An official review by Bangladesh’s interim government has exposed critical flaws in the country’s power sector. It finds that long-term contracts signed without competition are pushing electricity costs to unsustainable levels — threatening both industrial competitiveness and household affordability.

The National Review Committee, commissioned after the fall of Sheikh Hasina’s 15-year rule, estimates that billions of dollars are lost each year through overpriced deals. These include contracts with Adani Power, Summit Group, S Alam Group, and Reliance Power.

Systemic Collusion and Contract Failures

The report accuses politicians, bureaucrats, and corporations of systematic collusion to secure long-term, overpriced contracts. Notably:

  • Adani Power’s contract is cited as a prime example of “rent extraction”. Bangladesh pays 50 percent more than benchmark prices (4–5 cents per kilowatt hour), while taking on nearly all financial and fuel risks.

  • The Power Development Board’s losses exceed $4.1 billion annually, while government subsidies are approaching $5 billion per year.

  • The country has between 7.7 and 9.5 gigawatts of excess capacity, largely under “take-or-pay” contracts, meaning payments are made even when plants are idle.

Despite a fivefold increase in capacity since 2009, utilisation remains stagnant at 40 to 50 percent.

Political Change and Investor Risk

This review comes just weeks before the February 12 general elections, with public outrage over corruption, high prices, and energy mismanagement shaping voter sentiment. The interim administration under Muhammad Yunus is already cracking down on state-linked corruption. It estimates a staggering $234 billion siphoned off during Hasina’s rule.

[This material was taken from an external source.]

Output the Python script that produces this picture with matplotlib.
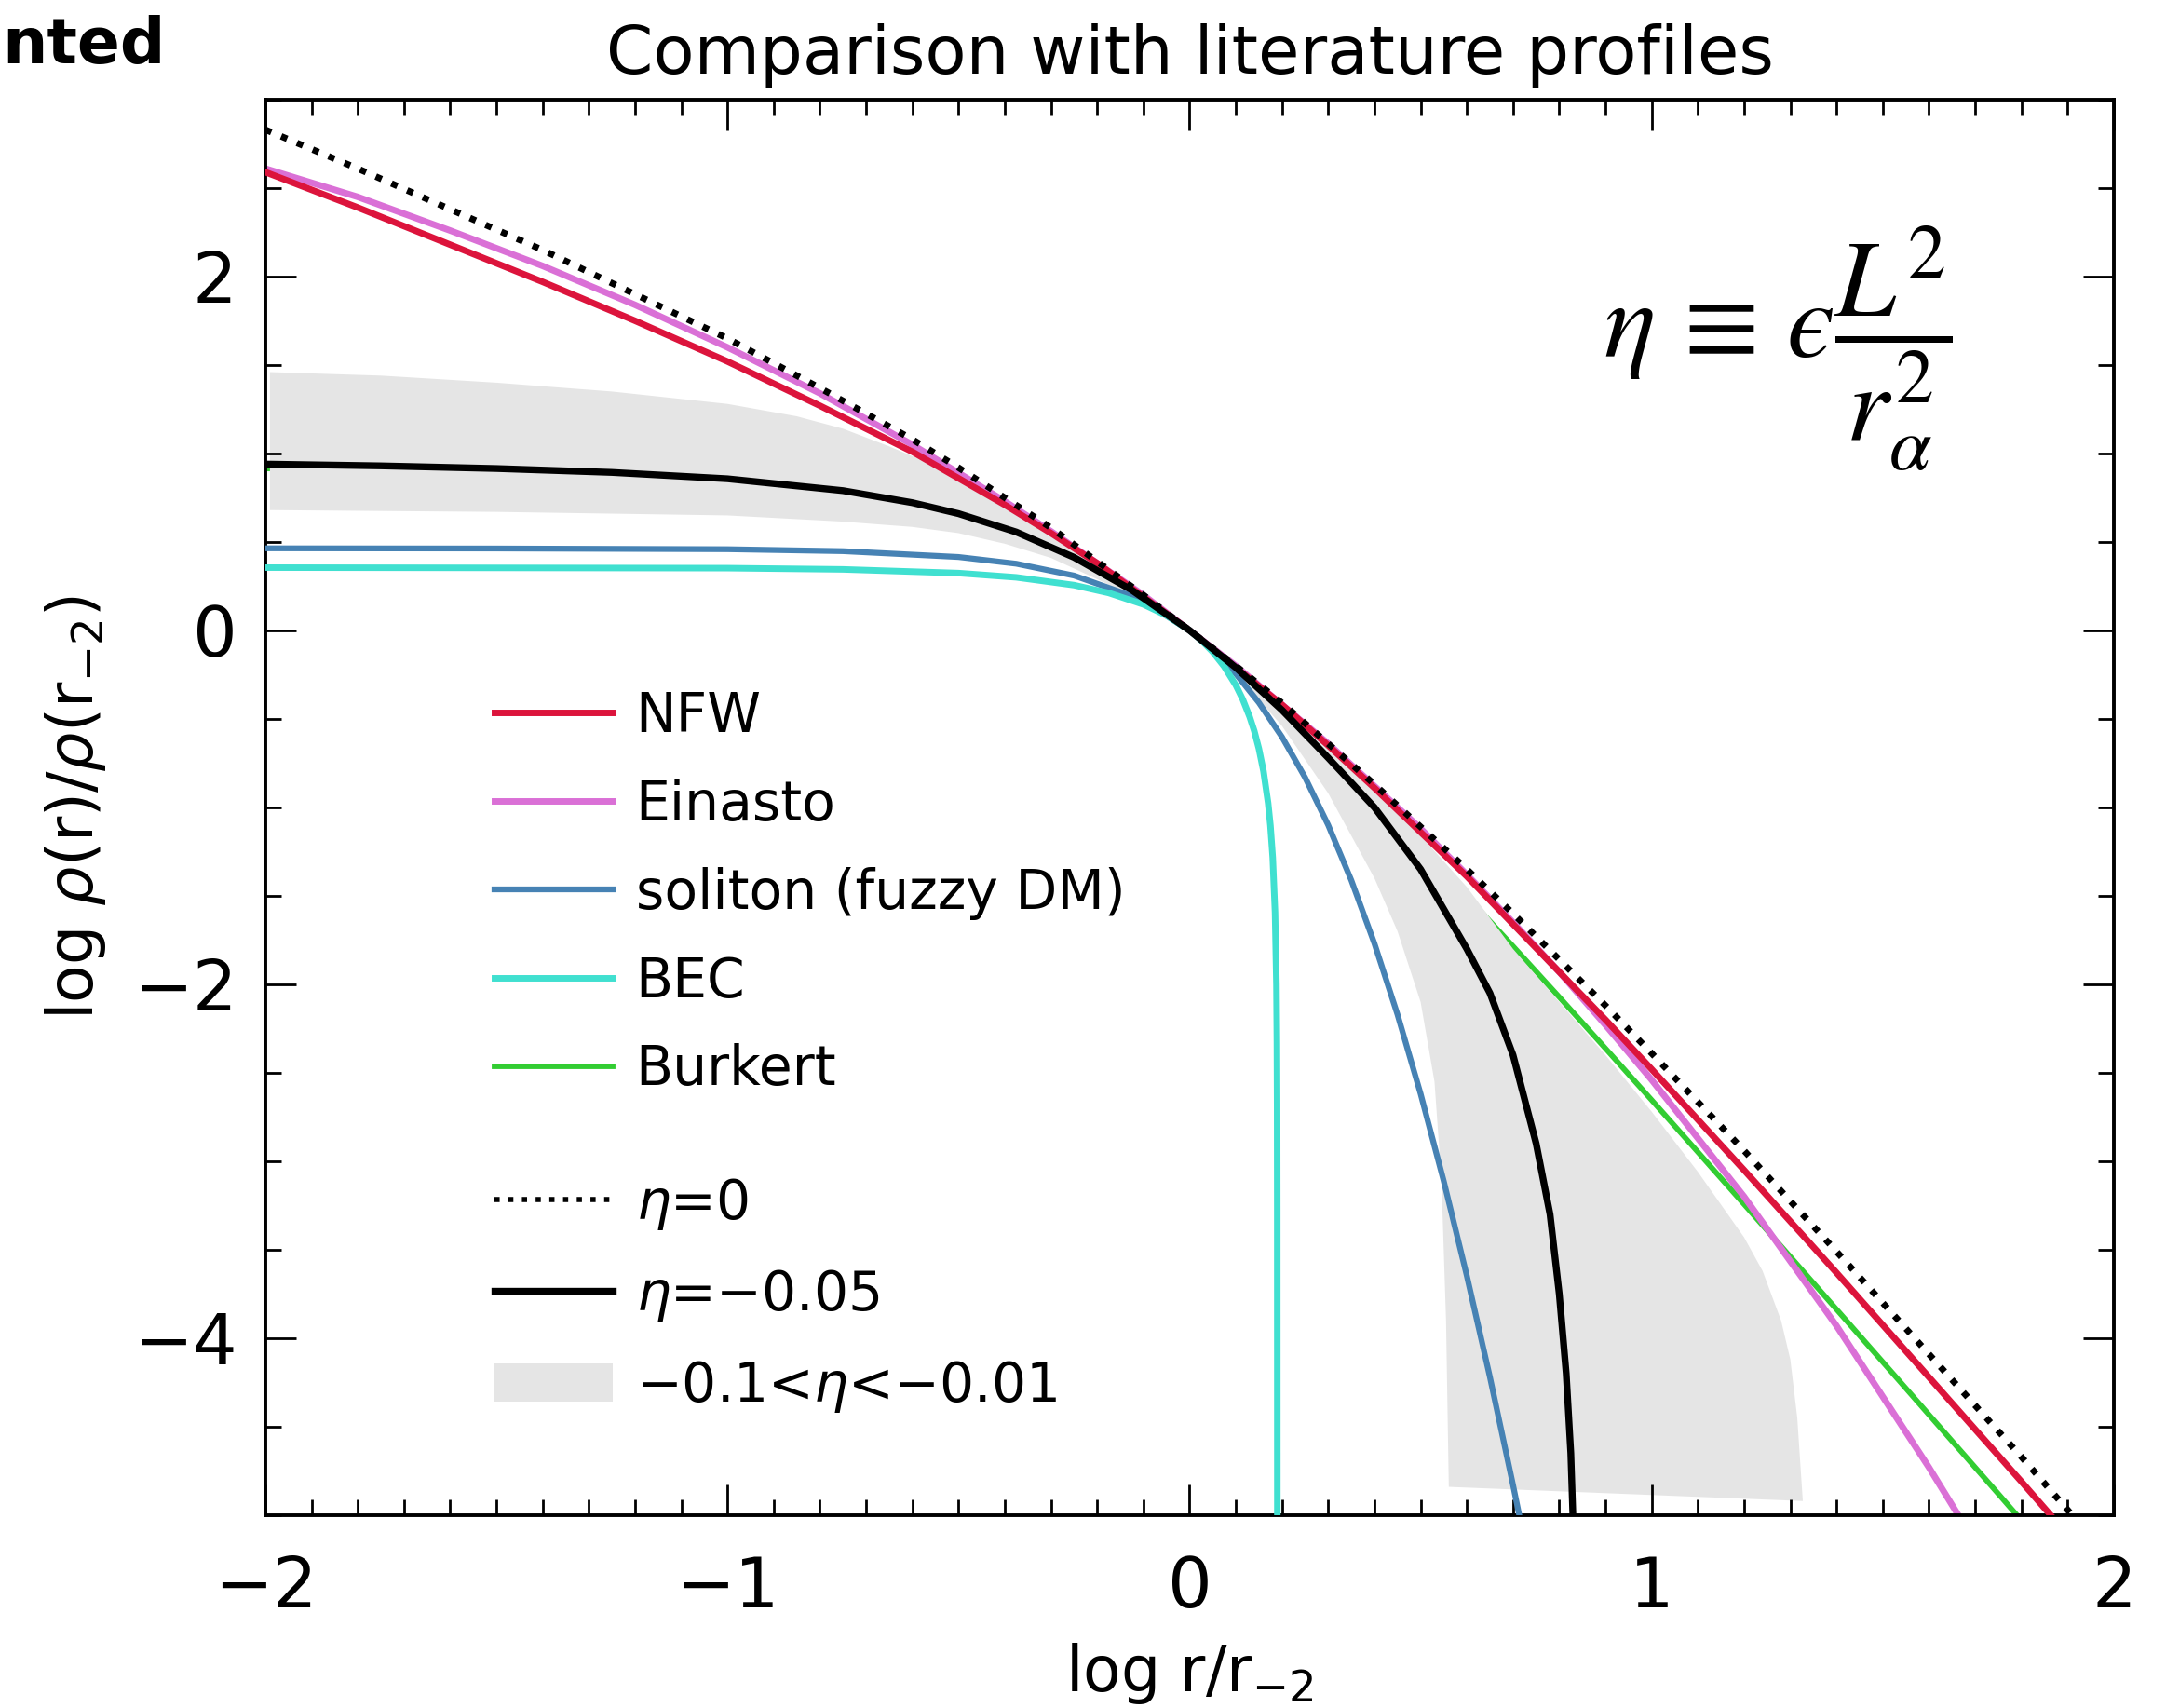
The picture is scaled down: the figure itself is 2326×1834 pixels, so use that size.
import matplotlib.pyplot as plt
from matplotlib.lines import Line2D
from matplotlib.patches import Patch
from matplotlib.ticker import MultipleLocator

plt.rcParams['font.family'] = ['DejaVu Sans']

# =====================
# profiles: log r/r_-2  ->  log rho/rho(r_-2)
x_nfw = [-2.0, -1.8, -1.6, -1.4, -1.2, -1.0, -0.8, -0.6, -0.5, -0.4, -0.3, -0.2, -0.1, 0.0,
         0.1, 0.2, 0.3, 0.4, 0.5, 0.6, 0.7, 0.8, 0.9, 1.0, 1.2, 1.4, 1.6, 1.8, 1.9]
y_nfw = [2.59, 2.39, 2.18, 1.97, 1.75, 1.52, 1.27, 1.01, 0.86, 0.71, 0.55, 0.38, 0.19, 0.0,
         -0.21, -0.42, -0.65, -0.89, -1.14, -1.39, -1.66, -1.93, -2.20, -2.48, -3.05, -3.63, -4.22, -4.81, -5.11]

x_ein = [-2.0, -1.8, -1.6, -1.4, -1.2, -1.0, -0.8, -0.6, -0.5, -0.4, -0.3, -0.2, -0.1, 0.0,
         0.1, 0.2, 0.3, 0.4, 0.5, 0.6, 0.7, 0.8, 0.9, 1.0, 1.2, 1.4, 1.6, 1.68]
y_ein = [2.61, 2.45, 2.26, 2.06, 1.84, 1.60, 1.34, 1.05, 0.89, 0.73, 0.56, 0.38, 0.20, 0.0,
         -0.20, -0.42, -0.64, -0.88, -1.12, -1.38, -1.65, -1.93, -2.23, -2.54, -3.20, -3.93, -4.73, -5.07]

x_sol = [-2.0, -1.5, -1.0, -0.75, -0.5, -0.375, -0.25, -0.125, -0.1, 0.0, 0.05, 0.1, 0.15,
         0.2, 0.25, 0.3, 0.35, 0.4, 0.45, 0.5, 0.55, 0.6, 0.65, 0.7, 0.72]
y_sol = [0.464, 0.463, 0.459, 0.448, 0.415, 0.377, 0.310, 0.195, 0.164, 0.0, -0.111, -0.245, -0.408,
         -0.602, -0.831, -1.100, -1.412, -1.769, -2.171, -2.619, -3.112, -3.647, -4.220, -4.830, -5.083]

x_bec = [-2.0, -1.0, -0.75, -0.5, -0.375, -0.25, -0.175, -0.1, -0.05, 0.0, 0.025, 0.05, 0.075,
         0.1, 0.115, 0.13, 0.14, 0.15, 0.16, 0.17, 0.175, 0.18, 0.185, 0.188, 0.189, 0.1895, 0.1898, 0.1899, 0.19]
y_bec = [0.355, 0.352, 0.345, 0.324, 0.300, 0.256, 0.212, 0.147, 0.085, 0.0, -0.055, -0.121, -0.204,
         -0.309, -0.389, -0.488, -0.568, -0.668, -0.796, -0.976, -1.103, -1.284, -1.594, -2.00, -2.33, -2.68, -3.27, -4.30, -5.5]

x_bur = [-2.0, -1.75, -1.5, -1.25, -1.0, -0.75, -0.6, -0.5, -0.375, -0.25, -0.125, 0.0, 0.125,
         0.25, 0.375, 0.5, 0.6, 0.7, 0.8, 0.9, 1.0, 1.1, 1.2, 1.25, 1.5, 1.75, 1.8]
y_bur = [0.915, 0.909, 0.900, 0.883, 0.850, 0.787, 0.722, 0.661, 0.557, 0.415, 0.229, 0.0, -0.268,
         -0.567, -0.888, -1.225, -1.503, -1.785, -2.072, -2.362, -2.654, -2.948, -3.243, -3.391, -4.134, -4.879, -5.029]

# eta = 0 (dotted) and eta = -0.05 (solid black)
x_eta0 = [-2.0, -1.8, -1.6, -1.4, -1.2, -1.0, -0.8, -0.6, -0.5, -0.4, -0.3, -0.2, -0.1, 0.0,
          0.1, 0.2, 0.3, 0.4, 0.5, 0.6, 0.7, 0.8, 0.9, 1.0, 1.2, 1.4, 1.6, 1.8, 1.92]
y_eta0 = [2.83, 2.61, 2.38, 2.15, 1.90, 1.65, 1.37, 1.08, 0.92, 0.75, 0.58, 0.39, 0.20, 0.0,
          -0.20, -0.41, -0.64, -0.87, -1.11, -1.35, -1.60, -1.86, -2.12, -2.39, -2.94, -3.51, -4.09, -4.67, -5.03]

x_eta05 = [-2.0, -1.75, -1.5, -1.25, -1.0, -0.75, -0.6, -0.5, -0.375, -0.25, -0.125, 0.0,
           0.1, 0.2, 0.3, 0.4, 0.5, 0.6, 0.65, 0.7, 0.75, 0.78, 0.8, 0.815, 0.825, 0.832]
y_eta05 = [0.94, 0.93, 0.915, 0.893, 0.857, 0.79, 0.722, 0.66, 0.556, 0.413, 0.228, 0.0,
           -0.21, -0.45, -0.72, -1.0, -1.35, -1.8, -2.05, -2.4, -2.9, -3.3, -3.75, -4.2, -4.65, -5.2]

# band -0.1 < eta < -0.01 : upper (eta=-0.01) and lower (eta=-0.1) edges
x_band_hi = [-1.99, -1.75, -1.5, -1.25, -1.0, -0.85, -0.75, -0.65, -0.55, -0.5, -0.4, -0.2, 0.0,
             0.2, 0.4, 0.5, 0.6, 0.7, 0.8, 0.9, 1.0, 1.1, 1.2, 1.24, 1.28, 1.3, 1.315, 1.327]
y_band_hi = [1.46, 1.44, 1.40, 1.35, 1.28, 1.21, 1.14, 1.04, 0.93, 0.86, 0.70, 0.37, 0.0,
             -0.43, -0.91, -1.16, -1.45, -1.80, -2.10, -2.40, -2.72, -3.06, -3.43, -3.62, -3.90, -4.12, -4.45, -4.92]
x_band_lo = [-1.99, -1.75, -1.5, -1.25, -1.0, -0.75, -0.6, -0.5, -0.4, -0.3, -0.2, -0.1, 0.0,
             0.1, 0.2, 0.3, 0.4, 0.45, 0.5, 0.53, 0.545, 0.555, 0.561]
y_band_lo = [0.68, 0.675, 0.67, 0.66, 0.65, 0.615, 0.585, 0.55, 0.49, 0.41, 0.29, 0.16, 0.0,
             -0.24, -0.54, -0.92, -1.40, -1.70, -2.10, -2.55, -3.10, -3.90, -4.84]

band_color = '#e5e5e5'

fig = plt.figure(figsize=(23.26, 18.34), dpi=100)
ax = fig.add_axes([0.1225, 0.1129, 0.8534, 0.8288])

# Burkert first so the band hides it where it overlaps
ax.plot(x_bur, y_bur, color='limegreen', lw=4.2, zorder=1)
ax.fill(x_band_hi + x_band_lo[::-1], y_band_hi + y_band_lo[::-1], color=band_color, lw=0, zorder=1.5)
ax.plot(x_ein, y_ein, color='orchid', lw=5, zorder=2)
ax.plot(x_nfw, y_nfw, color='crimson', lw=5, zorder=3)
ax.plot(x_sol, y_sol, color='steelblue', lw=4.5, zorder=3)
ax.plot(x_bec, y_bec, color='turquoise', lw=5, zorder=3)
ax.plot(x_eta05, y_eta05, color='black', lw=5.3, zorder=4)
ax.plot(x_eta0, y_eta0, color='black', lw=5, ls=':', zorder=5)

ax.set_xlim(-2, 2)
ax.set_ylim(-5, 3)
ax.xaxis.set_major_locator(MultipleLocator(1))
ax.xaxis.set_minor_locator(MultipleLocator(0.1))
ax.yaxis.set_major_locator(MultipleLocator(2))
ax.yaxis.set_minor_locator(MultipleLocator(0.5))
ax.tick_params(which='both', direction='in', top=True, right=True, width=2)
ax.tick_params(which='major', length=24, labelsize=54)
ax.tick_params(which='minor', length=12.5)
ax.tick_params(axis='x', pad=30)
ax.tick_params(axis='y', pad=22)
for sp in ax.spines.values():
    sp.set_linewidth(2.8)

ax.set_title('Comparison with literature profiles', fontsize=52, pad=20)
ax.set_xlabel(r'log r/r$_{-2}$', fontsize=48)
ax.set_ylabel(r'log $\rho$(r)/$\rho$(r$_{-2}$)', fontsize=48)
ax.xaxis.set_label_coords(0.5, -0.089)
ax.yaxis.set_label_coords(-0.085, 0.5)

# legend: profiles from the literature, then the eta curves further down
prof_handles = [Line2D([], [], color='crimson', lw=5),
                Line2D([], [], color='orchid', lw=5),
                Line2D([], [], color='steelblue', lw=4.5),
                Line2D([], [], color='turquoise', lw=5),
                Line2D([], [], color='limegreen', lw=4.2)]
prof_labels = ['NFW', 'Einasto', 'soliton (fuzzy DM)', 'BEC', 'Burkert']
eta_handles = [Line2D([], [], color='black', lw=4, ls=':'),
               Line2D([], [], color='black', lw=5.3),
               Patch(facecolor=band_color, edgecolor='none')]
eta_labels = [r'$\eta$=0', r'$\eta$=−0.05', r'−0.1<$\eta$<−0.01']

leg_kw = dict(loc='upper left', frameon=False, fontsize=42, handlelength=2.17,
              handletextpad=0.43, labelspacing=0.65, borderpad=0, borderaxespad=0)
leg1 = ax.legend(prof_handles, prof_labels, bbox_to_anchor=(0.124, 0.583), **leg_kw)
ax.add_artist(leg1)
ax.legend(eta_handles, eta_labels, bbox_to_anchor=(0.124, 0.2395), **leg_kw)

ax.text(0.818, 0.824, r'$\eta\,\equiv\,ϵ\dfrac{L^2}{r_\alpha^2}$', transform=ax.transAxes,
        ha='center', va='center', fontsize=84, math_fontfamily='stix')

# cropped slide heading in the top-left corner
fig.text(2 / 2326, 1 - 68 / 1834, 'nted', ha='left', va='baseline', fontsize=49,
         fontweight='bold')

fig.savefig('out.png', dpi=100)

Any attempt to renegotiate contracts, especially with large multinationals, may lead to international arbitration. However, the review argues that failing to act would have a more devastating long-term impact, including:

  • A potential 86 percent rise in electricity tariffs

  • A decline in industrial output

  • Severe pressure on the garment export sector, which employs 4 million people and makes up 80 percent of export earnings

What’s Next for Bangladesh’s Energy Future?

The frontrunners in the election — the Bangladesh Nationalist Party (BNP) and a Jamaat-e-Islami–led bloc — are already calling for accountability and reform. Meanwhile, companies like Adani Power and Summit Group are rejecting the allegations, insisting on the competitiveness and oversight of their projects.

Bangladesh faces a complex dilemma: either risk legal disputes by revisiting legacy contracts or continue to suffer from unsustainable power economics.

Whatever course it chooses, the next administration must balance investor confidence with public interest if it hopes to restore fiscal stability and preserve industrial growth.